***** Provided entries *****

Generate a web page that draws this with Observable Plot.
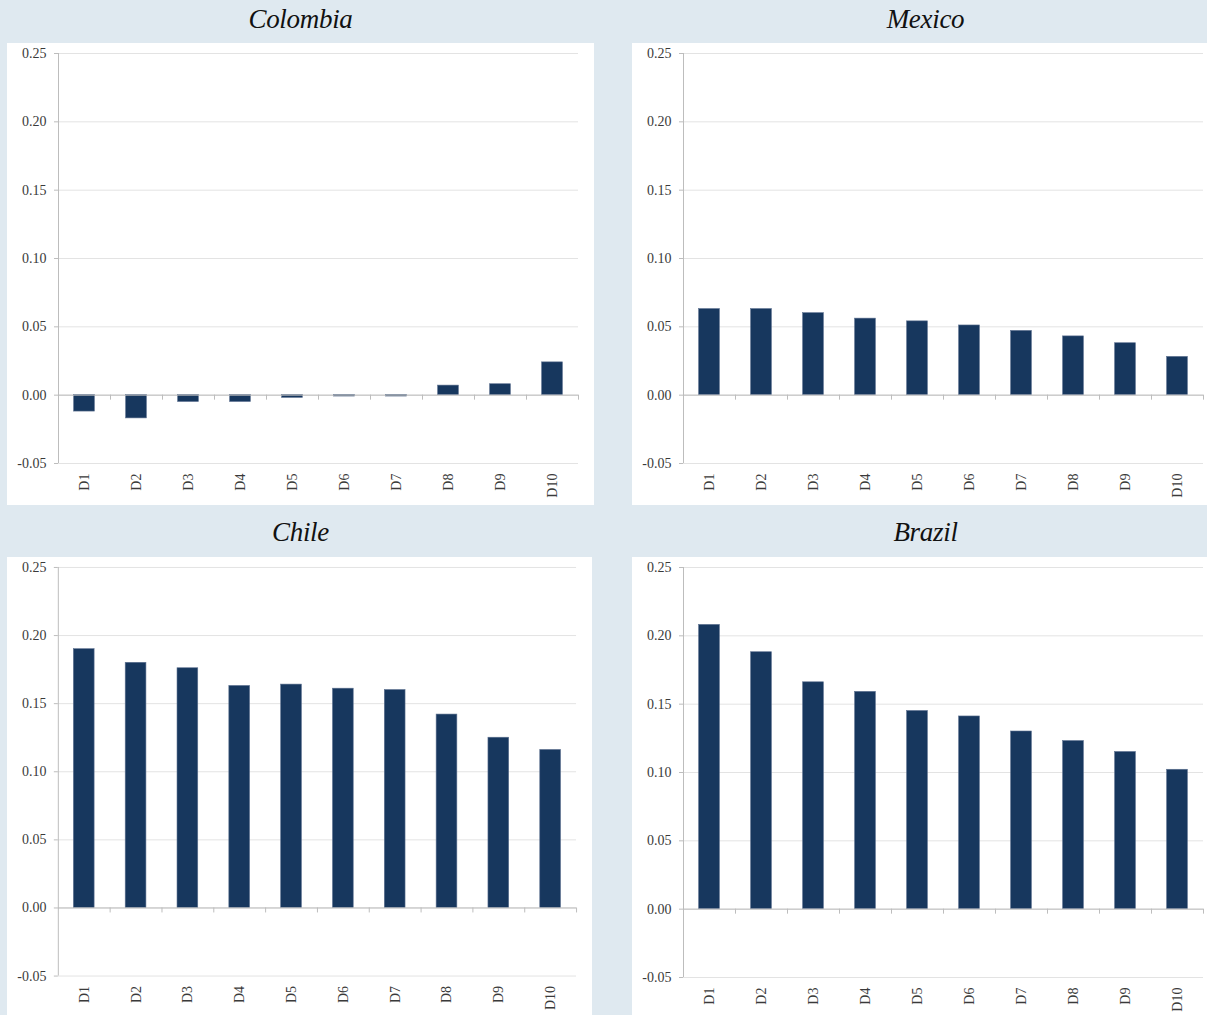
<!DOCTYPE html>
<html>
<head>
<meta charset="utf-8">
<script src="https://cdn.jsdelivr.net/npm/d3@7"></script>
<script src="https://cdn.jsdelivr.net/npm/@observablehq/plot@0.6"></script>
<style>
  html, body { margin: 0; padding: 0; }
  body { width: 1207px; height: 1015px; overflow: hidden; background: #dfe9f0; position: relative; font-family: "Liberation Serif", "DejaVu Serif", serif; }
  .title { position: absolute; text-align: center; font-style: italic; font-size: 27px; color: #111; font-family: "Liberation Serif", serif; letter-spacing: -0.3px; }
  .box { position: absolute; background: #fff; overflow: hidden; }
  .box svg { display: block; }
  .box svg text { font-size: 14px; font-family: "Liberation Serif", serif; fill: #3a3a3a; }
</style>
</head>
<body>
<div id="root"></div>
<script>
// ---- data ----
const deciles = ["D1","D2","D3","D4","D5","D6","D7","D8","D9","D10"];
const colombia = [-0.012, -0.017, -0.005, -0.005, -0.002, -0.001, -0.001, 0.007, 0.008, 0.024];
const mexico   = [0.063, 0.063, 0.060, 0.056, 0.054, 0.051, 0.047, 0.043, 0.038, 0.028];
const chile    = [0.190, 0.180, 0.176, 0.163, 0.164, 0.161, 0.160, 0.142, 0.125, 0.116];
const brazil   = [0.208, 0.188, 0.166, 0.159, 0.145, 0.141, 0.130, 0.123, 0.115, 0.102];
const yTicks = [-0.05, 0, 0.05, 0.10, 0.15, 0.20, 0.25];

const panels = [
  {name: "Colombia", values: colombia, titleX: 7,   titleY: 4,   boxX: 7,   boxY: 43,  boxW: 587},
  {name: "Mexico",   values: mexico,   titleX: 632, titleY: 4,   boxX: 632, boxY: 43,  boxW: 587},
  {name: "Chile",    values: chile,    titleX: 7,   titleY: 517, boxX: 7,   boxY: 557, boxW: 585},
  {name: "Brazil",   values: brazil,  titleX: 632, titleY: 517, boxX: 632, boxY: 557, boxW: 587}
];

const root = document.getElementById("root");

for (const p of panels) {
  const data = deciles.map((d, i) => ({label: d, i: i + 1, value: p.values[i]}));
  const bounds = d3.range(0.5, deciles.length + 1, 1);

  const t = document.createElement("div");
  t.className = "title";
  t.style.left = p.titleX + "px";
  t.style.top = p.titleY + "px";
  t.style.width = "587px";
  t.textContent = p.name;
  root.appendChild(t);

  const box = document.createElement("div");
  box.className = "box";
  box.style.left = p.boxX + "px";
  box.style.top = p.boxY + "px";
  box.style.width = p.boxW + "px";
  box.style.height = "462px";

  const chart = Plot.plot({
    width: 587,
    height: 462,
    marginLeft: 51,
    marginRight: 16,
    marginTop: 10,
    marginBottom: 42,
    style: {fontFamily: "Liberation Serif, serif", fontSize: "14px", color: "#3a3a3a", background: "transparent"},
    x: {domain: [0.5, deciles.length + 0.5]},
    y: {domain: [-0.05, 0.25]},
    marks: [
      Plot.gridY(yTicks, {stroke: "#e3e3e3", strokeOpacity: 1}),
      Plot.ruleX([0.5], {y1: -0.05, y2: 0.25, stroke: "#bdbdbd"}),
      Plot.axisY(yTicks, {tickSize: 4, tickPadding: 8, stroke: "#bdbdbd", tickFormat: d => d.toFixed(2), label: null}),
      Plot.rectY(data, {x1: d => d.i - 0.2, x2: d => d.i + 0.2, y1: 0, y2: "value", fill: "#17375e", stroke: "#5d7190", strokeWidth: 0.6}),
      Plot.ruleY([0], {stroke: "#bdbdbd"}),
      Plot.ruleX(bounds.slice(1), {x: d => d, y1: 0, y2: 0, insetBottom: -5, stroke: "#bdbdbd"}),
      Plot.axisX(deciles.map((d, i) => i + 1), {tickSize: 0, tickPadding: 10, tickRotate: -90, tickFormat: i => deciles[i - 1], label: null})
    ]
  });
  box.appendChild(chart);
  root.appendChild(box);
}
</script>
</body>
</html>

*****
***** Provided entries *****

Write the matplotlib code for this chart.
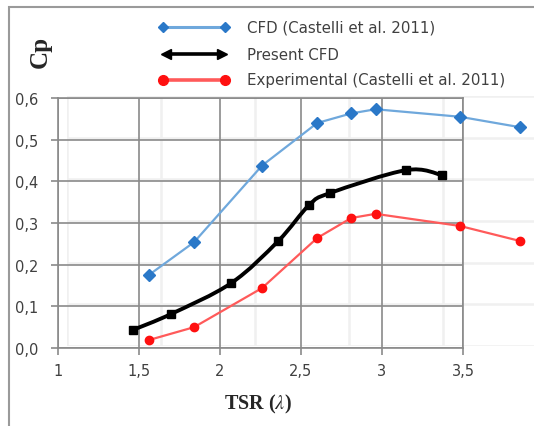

*****

Short task -> Collect the lines that hold "chart".

Result ->
  const chart = Plot.plot({
  box.appendChild(chart);
Write the matplotlib code for this chart.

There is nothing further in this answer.